**WHAT THIS TASK INVOLVES**
Every entry must be repeated exactly. Exclude all pictures.

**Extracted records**
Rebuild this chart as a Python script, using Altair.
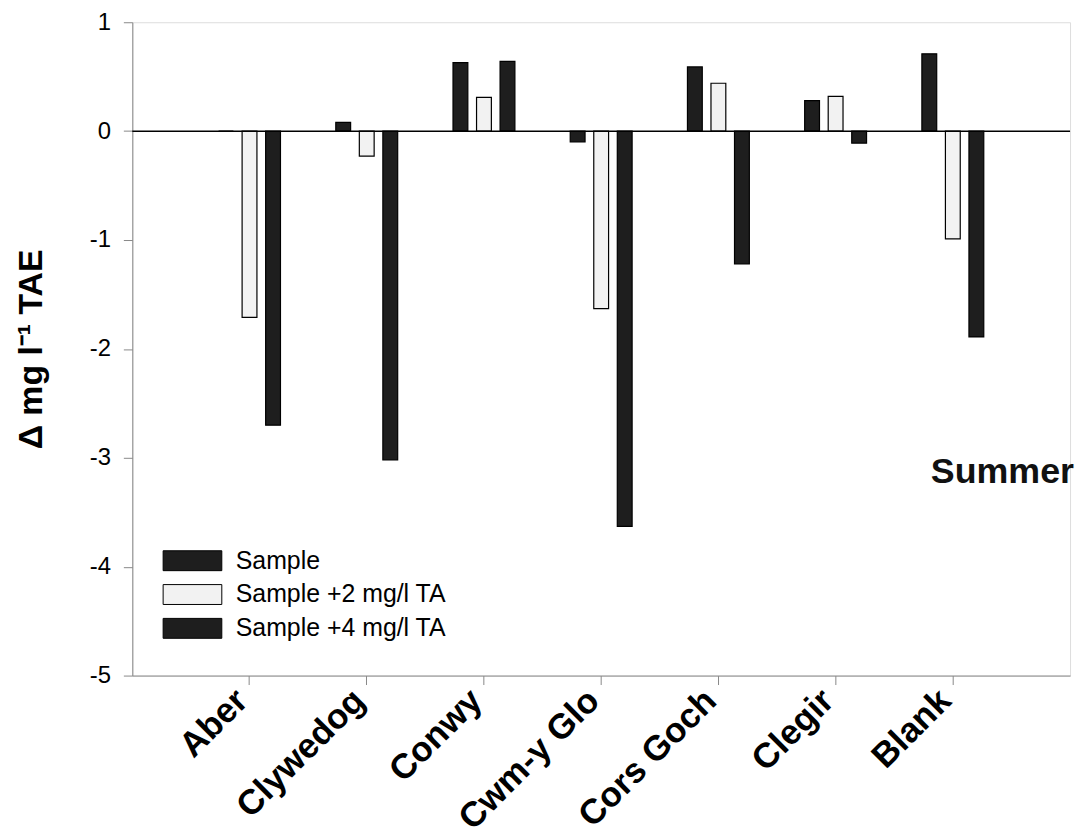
import altair as alt
import pandas as pd

sites = ["Aber", "Clywedog", "Conwy", "Cwm-y Glo", "Cors Goch", "Clegir", "Blank"]
series = ["Sample", "Sample +2 mg/l TA", "Sample +4 mg/l TA"]
sample = [0.0, 0.08, 0.63, -0.10, 0.59, 0.28, 0.71]
plus2 = [-1.71, -0.23, 0.31, -1.63, 0.44, 0.32, -0.99]
plus4 = [-2.70, -3.02, 0.64, -3.63, -1.22, -0.11, -1.89]
y_ticks = [-5, -4, -3, -2, -1, 0, 1]
fills = ["#1e1e1e", "#f2f2f2", "#1e1e1e"]

rows = []
for vals, s in zip([sample, plus2, plus4], series):
    for site, v in zip(sites, vals):
        rows.append({"site": site, "series": s, "value": v})
df = pd.DataFrame(rows)

FONT = "Liberation Sans"
W, H = 943, 657

bars = alt.Chart(df).mark_bar(stroke="black", strokeWidth=1.2).encode(
    x=alt.X("site:N", sort=sites, title=None,
            scale=alt.Scale(paddingInner=0.472, paddingOuter=0.736),
            axis=alt.Axis(labelAngle=-45, labelFontSize=35, labelFontWeight="bold",
                          labelAlign="right", labelBaseline="alphabetic", labelLimit=400,
                          labelPadding=18, tickSize=9, grid=False)),
    xOffset=alt.XOffset("series:N", sort=series,
                        scale=alt.Scale(paddingInner=0.37, paddingOuter=0)),
    y=alt.Y("value:Q", title="Δ mg l⁻¹ TAE",
            scale=alt.Scale(domain=[-5, 1], nice=False, zero=False),
            axis=alt.Axis(values=y_ticks, labelExpr="'' + datum.value",
                          labelFontSize=24, labelPadding=13, grid=False,
                          tickSize=9, titleFontSize=34, titleFontWeight="bold",
                          titleX=-91, titleBaseline="alphabetic")),
    fill=alt.Fill("series:N", sort=series,
                  scale=alt.Scale(domain=series, range=fills),
                  legend=alt.Legend(title=None, orient="none", legendX=48, legendY=529,
                                    symbolType="M-2.95,-1L2.95,-1L2.95,1L-2.95,1Z",
                                    symbolSize=400, symbolStrokeColor="black",
                                    symbolStrokeWidth=1, symbolOpacity=1,
                                    labelFont=FONT, labelFontSize=25, labelOffset=31,
                                    labelLimit=500, rowPadding=8, padding=0)),
)

zero = alt.Chart(pd.DataFrame({"v": [0]})).mark_rule(color="black", strokeWidth=1.5).encode(
    y="v:Q"
)

label = alt.Chart(pd.DataFrame({"t": ["Summer"], "v": [-3.13]})).mark_text(
    align="right", baseline="middle", fontSize=36, fontWeight="bold", font=FONT, color="#111"
).encode(y="v:Q", x=alt.value(947), text="t:N")

chart = alt.layer(bars, zero, label).properties(
    width=W, height=H,
    autosize=alt.AutoSizeParams(type="none"),
    padding={"left": 125, "top": 12, "right": 8, "bottom": 160},
).configure_view(stroke=None).configure_axis(
    grid=False, domainColor="black", domainWidth=1.5, tickColor="black", tickWidth=1.5,
    labelColor="black", titleColor="black", labelFont=FONT, titleFont=FONT,
).configure(background="white")

chart.save("out.html", embed_options={"renderer": "svg", "actions": False})
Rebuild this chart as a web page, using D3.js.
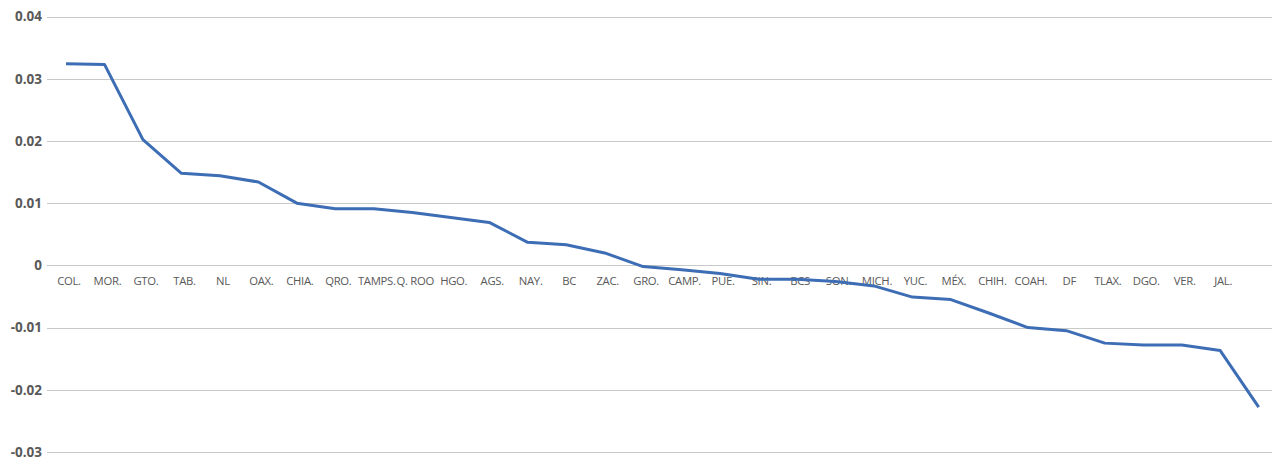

**TASK RESPONSE**
Rebuild this chart as a Python script, using Altair.
import altair as alt
import pandas as pd

sites = ["Aber", "Clywedog", "Conwy", "Cwm-y Glo", "Cors Goch", "Clegir", "Blank"]
series = ["Sample", "Sample +2 mg/l TA", "Sample +4 mg/l TA"]
sample = [0.0, 0.08, 0.63, -0.10, 0.59, 0.28, 0.71]
plus2 = [-1.71, -0.23, 0.31, -1.63, 0.44, 0.32, -0.99]
plus4 = [-2.70, -3.02, 0.64, -3.63, -1.22, -0.11, -1.89]
y_ticks = [-5, -4, -3, -2, -1, 0, 1]
fills = ["#1e1e1e", "#f2f2f2", "#1e1e1e"]

rows = []
for vals, s in zip([sample, plus2, plus4], series):
    for site, v in zip(sites, vals):
        rows.append({"site": site, "series": s, "value": v})
df = pd.DataFrame(rows)

FONT = "Liberation Sans"
W, H = 943, 657

bars = alt.Chart(df).mark_bar(stroke="black", strokeWidth=1.2).encode(
    x=alt.X("site:N", sort=sites, title=None,
            scale=alt.Scale(paddingInner=0.472, paddingOuter=0.736),
            axis=alt.Axis(labelAngle=-45, labelFontSize=35, labelFontWeight="bold",
                          labelAlign="right", labelBaseline="alphabetic", labelLimit=400,
                          labelPadding=18, tickSize=9, grid=False)),
    xOffset=alt.XOffset("series:N", sort=series,
                        scale=alt.Scale(paddingInner=0.37, paddingOuter=0)),
    y=alt.Y("value:Q", title="Δ mg l⁻¹ TAE",
            scale=alt.Scale(domain=[-5, 1], nice=False, zero=False),
            axis=alt.Axis(values=y_ticks, labelExpr="'' + datum.value",
                          labelFontSize=24, labelPadding=13, grid=False,
                          tickSize=9, titleFontSize=34, titleFontWeight="bold",
                          titleX=-91, titleBaseline="alphabetic")),
    fill=alt.Fill("series:N", sort=series,
                  scale=alt.Scale(domain=series, range=fills),
                  legend=alt.Legend(title=None, orient="none", legendX=48, legendY=529,
                                    symbolType="M-2.95,-1L2.95,-1L2.95,1L-2.95,1Z",
                                    symbolSize=400, symbolStrokeColor="black",
                                    symbolStrokeWidth=1, symbolOpacity=1,
                                    labelFont=FONT, labelFontSize=25, labelOffset=31,
                                    labelLimit=500, rowPadding=8, padding=0)),
)

zero = alt.Chart(pd.DataFrame({"v": [0]})).mark_rule(color="black", strokeWidth=1.5).encode(
    y="v:Q"
)

label = alt.Chart(pd.DataFrame({"t": ["Summer"], "v": [-3.13]})).mark_text(
    align="right", baseline="middle", fontSize=36, fontWeight="bold", font=FONT, color="#111"
).encode(y="v:Q", x=alt.value(947), text="t:N")

chart = alt.layer(bars, zero, label).properties(
    width=W, height=H,
    autosize=alt.AutoSizeParams(type="none"),
    padding={"left": 125, "top": 12, "right": 8, "bottom": 160},
).configure_view(stroke=None).configure_axis(
    grid=False, domainColor="black", domainWidth=1.5, tickColor="black", tickWidth=1.5,
    labelColor="black", titleColor="black", labelFont=FONT, titleFont=FONT,
).configure(background="white")

chart.save("out.html", embed_options={"renderer": "svg", "actions": False})
Rebuild this chart as a web page, using D3.js.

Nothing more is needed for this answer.